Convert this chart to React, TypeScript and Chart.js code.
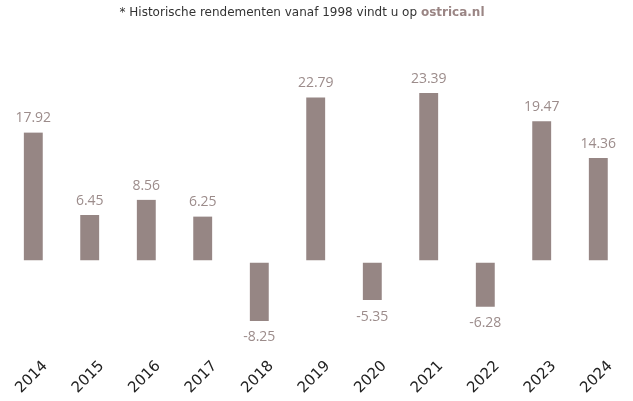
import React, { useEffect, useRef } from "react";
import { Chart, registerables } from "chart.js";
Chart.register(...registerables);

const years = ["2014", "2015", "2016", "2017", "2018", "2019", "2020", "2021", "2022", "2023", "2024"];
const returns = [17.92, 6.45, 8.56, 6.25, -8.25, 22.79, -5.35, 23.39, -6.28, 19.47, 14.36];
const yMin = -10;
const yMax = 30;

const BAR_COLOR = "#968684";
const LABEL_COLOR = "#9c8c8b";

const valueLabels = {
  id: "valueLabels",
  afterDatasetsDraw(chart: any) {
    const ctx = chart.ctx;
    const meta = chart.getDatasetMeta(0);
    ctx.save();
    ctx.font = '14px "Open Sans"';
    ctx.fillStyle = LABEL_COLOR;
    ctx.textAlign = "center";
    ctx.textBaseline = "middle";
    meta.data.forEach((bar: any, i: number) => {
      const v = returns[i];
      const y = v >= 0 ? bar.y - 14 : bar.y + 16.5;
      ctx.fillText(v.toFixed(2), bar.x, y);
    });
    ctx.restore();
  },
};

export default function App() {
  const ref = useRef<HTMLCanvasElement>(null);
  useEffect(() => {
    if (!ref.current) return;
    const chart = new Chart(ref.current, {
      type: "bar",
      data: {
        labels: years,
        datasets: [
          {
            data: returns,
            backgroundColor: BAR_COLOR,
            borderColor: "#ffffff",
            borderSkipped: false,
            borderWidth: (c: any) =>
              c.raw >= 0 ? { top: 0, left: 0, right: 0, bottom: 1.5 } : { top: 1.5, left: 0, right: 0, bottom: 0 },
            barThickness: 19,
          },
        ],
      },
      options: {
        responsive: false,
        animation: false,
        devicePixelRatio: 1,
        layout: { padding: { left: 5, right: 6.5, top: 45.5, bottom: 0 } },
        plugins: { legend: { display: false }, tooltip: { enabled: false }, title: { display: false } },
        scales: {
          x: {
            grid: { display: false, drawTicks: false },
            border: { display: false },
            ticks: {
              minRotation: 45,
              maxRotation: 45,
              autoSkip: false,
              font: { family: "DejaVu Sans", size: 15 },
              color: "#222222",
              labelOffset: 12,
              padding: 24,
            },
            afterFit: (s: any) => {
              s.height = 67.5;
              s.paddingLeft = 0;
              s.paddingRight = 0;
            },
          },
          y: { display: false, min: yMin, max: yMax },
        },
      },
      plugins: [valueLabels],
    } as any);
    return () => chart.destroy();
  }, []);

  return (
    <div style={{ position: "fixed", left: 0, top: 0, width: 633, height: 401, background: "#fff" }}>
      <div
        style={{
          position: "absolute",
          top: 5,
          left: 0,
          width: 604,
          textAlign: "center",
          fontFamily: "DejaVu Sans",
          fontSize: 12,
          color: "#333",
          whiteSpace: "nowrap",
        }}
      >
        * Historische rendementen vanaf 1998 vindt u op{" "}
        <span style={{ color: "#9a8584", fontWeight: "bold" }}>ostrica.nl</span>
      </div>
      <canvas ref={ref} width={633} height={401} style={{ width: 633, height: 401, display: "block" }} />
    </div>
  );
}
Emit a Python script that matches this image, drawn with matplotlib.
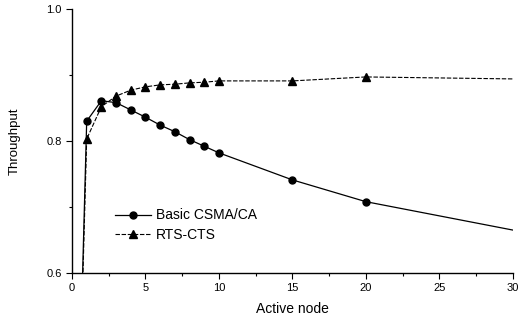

** Task statement **
Identify the lines of the entries containing the string "this". Copy each such line.

** Exercise result **
Convert this chart to React, TypeScript and Chart.js code.
Emit a Python script that matches this image, drawn with matplotlib.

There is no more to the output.